Es war nach 22 Uhr, als mich der Bischof zu Besichtigung der Kirche einlud, da dort bis Mitternacht gearbeitet wurde, um mit der Wiederherstellung rechtzeitig fertig zu werden. Wir verließen das Kloster durch einen Seitenausgang. Der Bischof drückte unterwegs seine Sorge aus, was mit der Kirche geschehen könne. Er gäbe nur noch zwei syrisch-katholische Familien in Iskenderun. Die Kathedrale sei bereits fast zu groß für die wenigen Katholiken.
Beim Gang durch die nächtliche Stadt erkannten manche Passanten den Bischof und grüßten freundlich, ja ehrfürchtig. Wir lachten beide, als ein älterer Herr fragte, ob ich der neue Leibwächter sei. Auf der Baustelle der Kirche gab es ein freudiges Hallo, als die Arbeiter den Bischof sahen.

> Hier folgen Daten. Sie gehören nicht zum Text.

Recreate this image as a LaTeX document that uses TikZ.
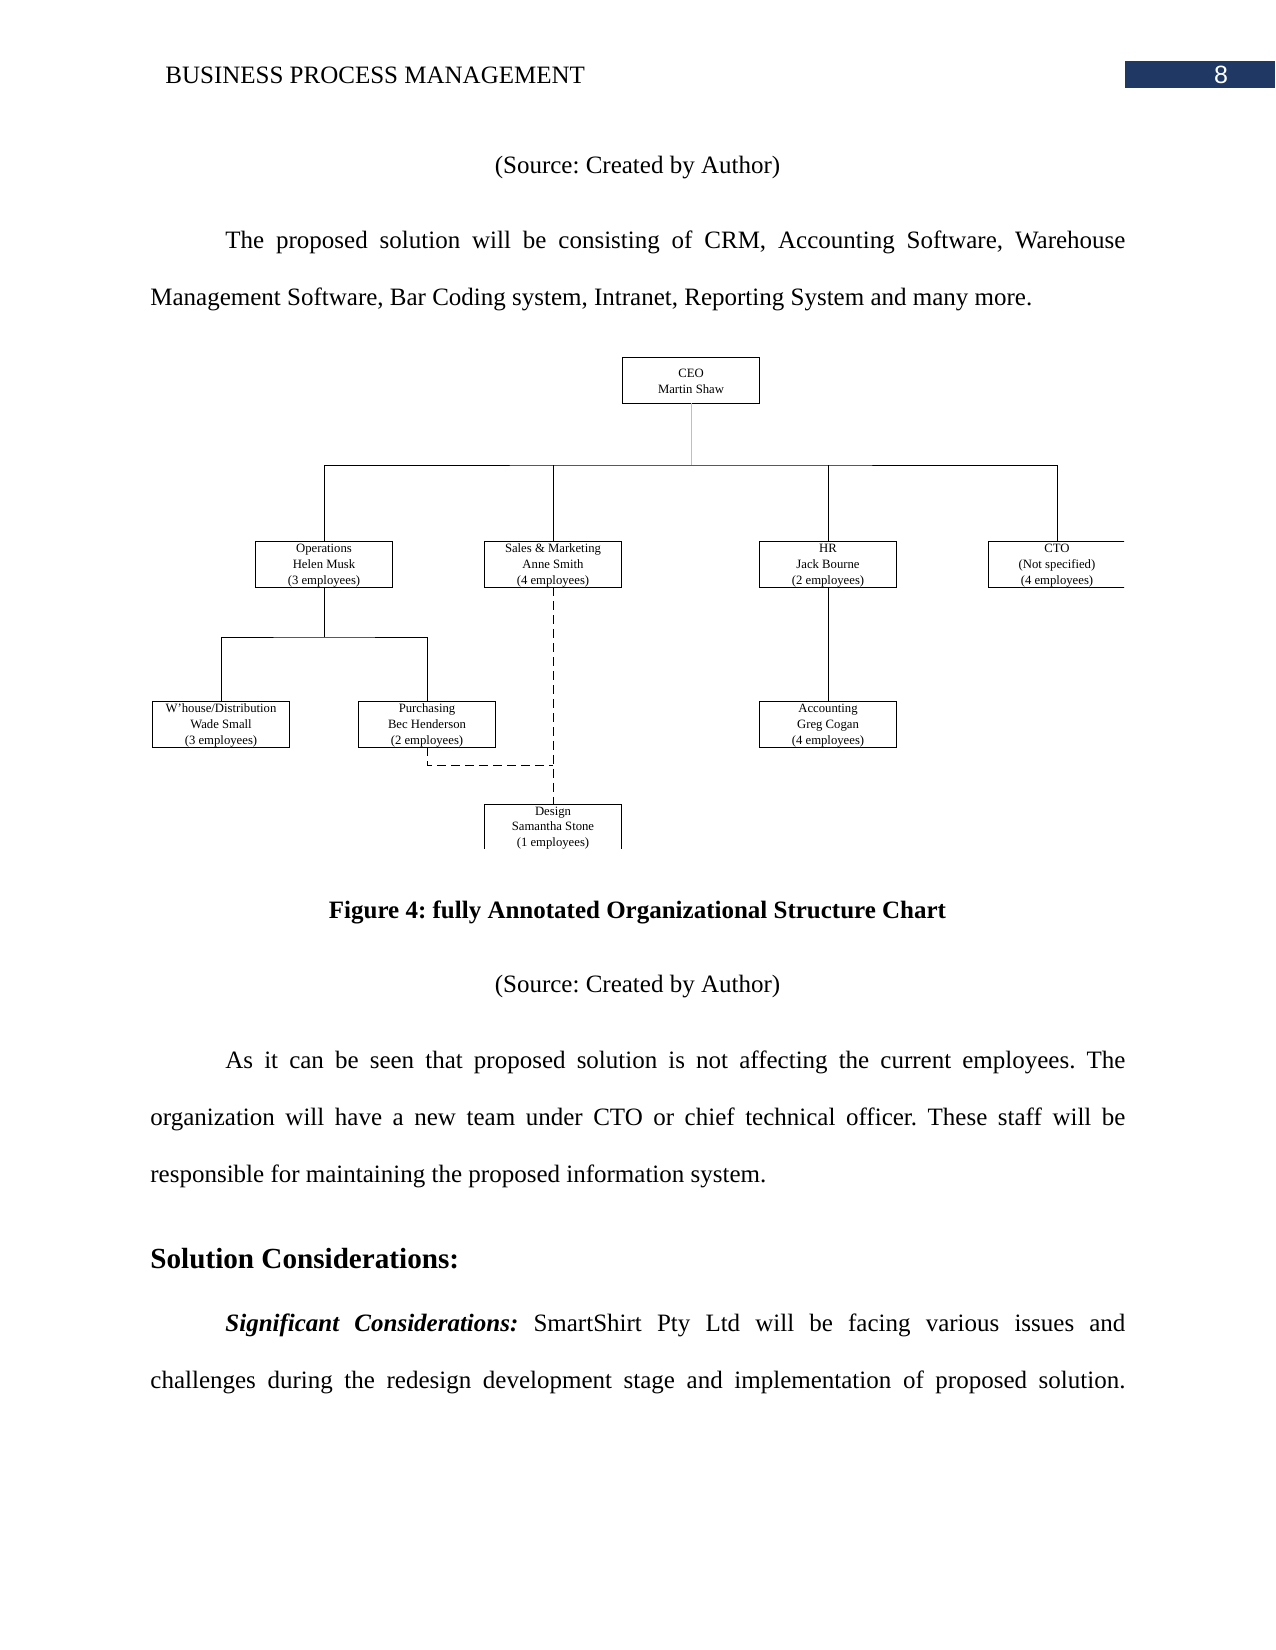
\documentclass[tikz,border=0pt]{standalone}
\usepackage{fontspec}
\setmainfont{Liberation Serif}
\newfontfamily\pagenumfont{Liberation Sans}
\definecolor{headerblue}{HTML}{1F3864}
\AtBeginDocument{\frenchspacing}

\begin{document}
\begin{tikzpicture}[x=0.48pt, y=-0.48pt, line width=0.4pt,
	orgbox/.style={shape=rectangle, draw, minimum width=65.8pt, minimum height=22.1pt, inner sep=0pt},
	orgtext/.style={inner sep=0pt, align=center, font=\fontsize{6.1}{7.6}\selectfont},
	bodytext/.style={inner sep=0pt, font=\fontsize{12}{14}\selectfont},
	dashlink/.style={dash pattern=on 4.3pt off 2.4pt}]
			\useasboundingbox (0,0) rectangle (1275,1650);
			\node[bodytext, anchor=base west](Header) at (165,84){BUSINESS PROCESS MANAGEMENT};
			\fill[headerblue] (1125,61) rectangle (1275,88);
			\node[inner sep=0pt, anchor=base, text=white, font=\pagenumfont\fontsize{12}{14}\selectfont](PageNum) at (1221,84){8};
			\node[bodytext, anchor=base](SourceTop) at (637.5,174){(Source: Created by Author)};
			\node[bodytext, anchor=base west](ParaA1) at (225,249){\makebox[432pt][s]{The proposed solution will be consisting of CRM, Accounting Software, Warehouse}};
			\node[bodytext, anchor=base west](ParaA2) at (150,306){Management Software, Bar Coding system, Intranet, Reporting System and many more.};
			\node[orgbox](CEO) at (691,380){} node[orgtext](CEOText) at ([yshift=-0.5pt]CEO.center){CEO\\Martin Shaw};
			\node[orgbox](Ops) at (324,564){} node[orgtext](OpsText) at ([yshift=-0.8pt]Ops.center){Operations\\Helen Musk\\(3 employees)};
			\node[orgbox](Sales) at (553,564){} node[orgtext](SalesText) at ([yshift=-0.8pt]Sales.center){Sales \& Marketing\\Anne Smith\\(4 employees)};
			\node[orgbox](HR) at (828,564){} node[orgtext](HRText) at ([yshift=-0.8pt]HR.center){HR\\Jack Bourne\\(2 employees)};
			\begin{scope}
				\clip (0,0) rectangle (1124,1650);
				\node[orgbox](CTO) at (1057,564){} node[orgtext](CTOText) at ([yshift=-0.8pt]CTO.center){CTO\\(Not specified)\\(4 employees)};
			\end{scope}
			\node[orgbox](WHouse) at (221,724){} node[orgtext](WHouseText) at ([yshift=-0.8pt]WHouse.center){W’house/Distribution\\Wade Small\\(3 employees)};
			\node[orgbox](Purch) at (427,724){} node[orgtext](PurchText) at ([yshift=-0.8pt]Purch.center){Purchasing\\Bec Henderson\\(2 employees)};
			\node[orgbox](Acct) at (828,724){} node[orgtext](AcctText) at ([yshift=-0.8pt]Acct.center){Accounting\\Greg Cogan\\(4 employees)};
			\begin{scope}
				\clip (0,0) rectangle (1275,848);
				\node[orgbox](Design) at (553,827){} node[orgtext](DesignText) at ([yshift=-0.5pt]Design.center){Design\\Samantha Stone\\(1 employees)};
			\end{scope}
			\coordinate(Bus) at (691,465);
			\draw[black!25] (CEO.south) -- (Bus);
			\draw (Ops.north) |- (Bus) -| (CTO.north);
			\draw (Sales.north) -- (Sales.north |- Bus);
			\draw (HR.north) -- (HR.north |- Bus);
			\coordinate(OpsBus) at (324,637);
			\draw (Ops.south) -- (OpsBus);
			\draw (WHouse.north) |- (OpsBus) -| (Purch.north);
			\draw (HR.south) -- (Acct.north);
			\draw[dashlink] (Sales.south) -- (Design.north);
			\coordinate(DesignLink) at (553,765);
			\draw[dashlink] (Purch.south) |- (DesignLink);
			\node[bodytext, anchor=base, font=\bfseries\fontsize{12}{14}\selectfont](Caption) at (637.5,918){Figure 4: fully Annotated Organizational Structure Chart};
			\node[bodytext, anchor=base](SourceBottom) at (637.5,992){(Source: Created by Author)};
			\node[bodytext, anchor=base west](ParaB1) at (225,1068){\makebox[432pt][s]{As it can be seen that proposed solution is not affecting the current employees. The}};
			\node[bodytext, anchor=base west](ParaB2) at (150,1125){\makebox[468pt][s]{organization will have a new team under CTO or chief technical officer. These staff will be}};
			\node[bodytext, anchor=base west](ParaB3) at (150,1182){responsible for maintaining the proposed information system.};
			\node[bodytext, anchor=base west, font=\bfseries\fontsize{14}{16}\selectfont](Heading) at (150,1268){Solution Considerations:};
			\node[bodytext, anchor=base west](ParaC1) at (225,1331){\makebox[432pt][s]{\textbf{\textit{Significant Considerations:}} SmartShirt Pty Ltd will be facing various issues and}};
			\node[bodytext, anchor=base west](ParaC2) at (150,1388){\makebox[468pt][s]{challenges during the redesign development stage and implementation of proposed solution.}};
		\end{tikzpicture}
\end{document}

Bischof Luigi war nach den Worten des Bamberger Erzbischofs Ludwig Schick beim Requiem ein „Mensch des Friedens, der guten Beziehungen, des Evangeliums und als Mensch Jesu Christi“. Er war bemüht. Den interreligiösen Dialog fördern. „Die Türkei und die Türken waren ihm wichtig, er schätzte sie und hatte Hochachtung vor ihnen.“ Als Christen bleibt uns die Hoffnung, dass auch sein Tod durch Gott einen Sinn hatte.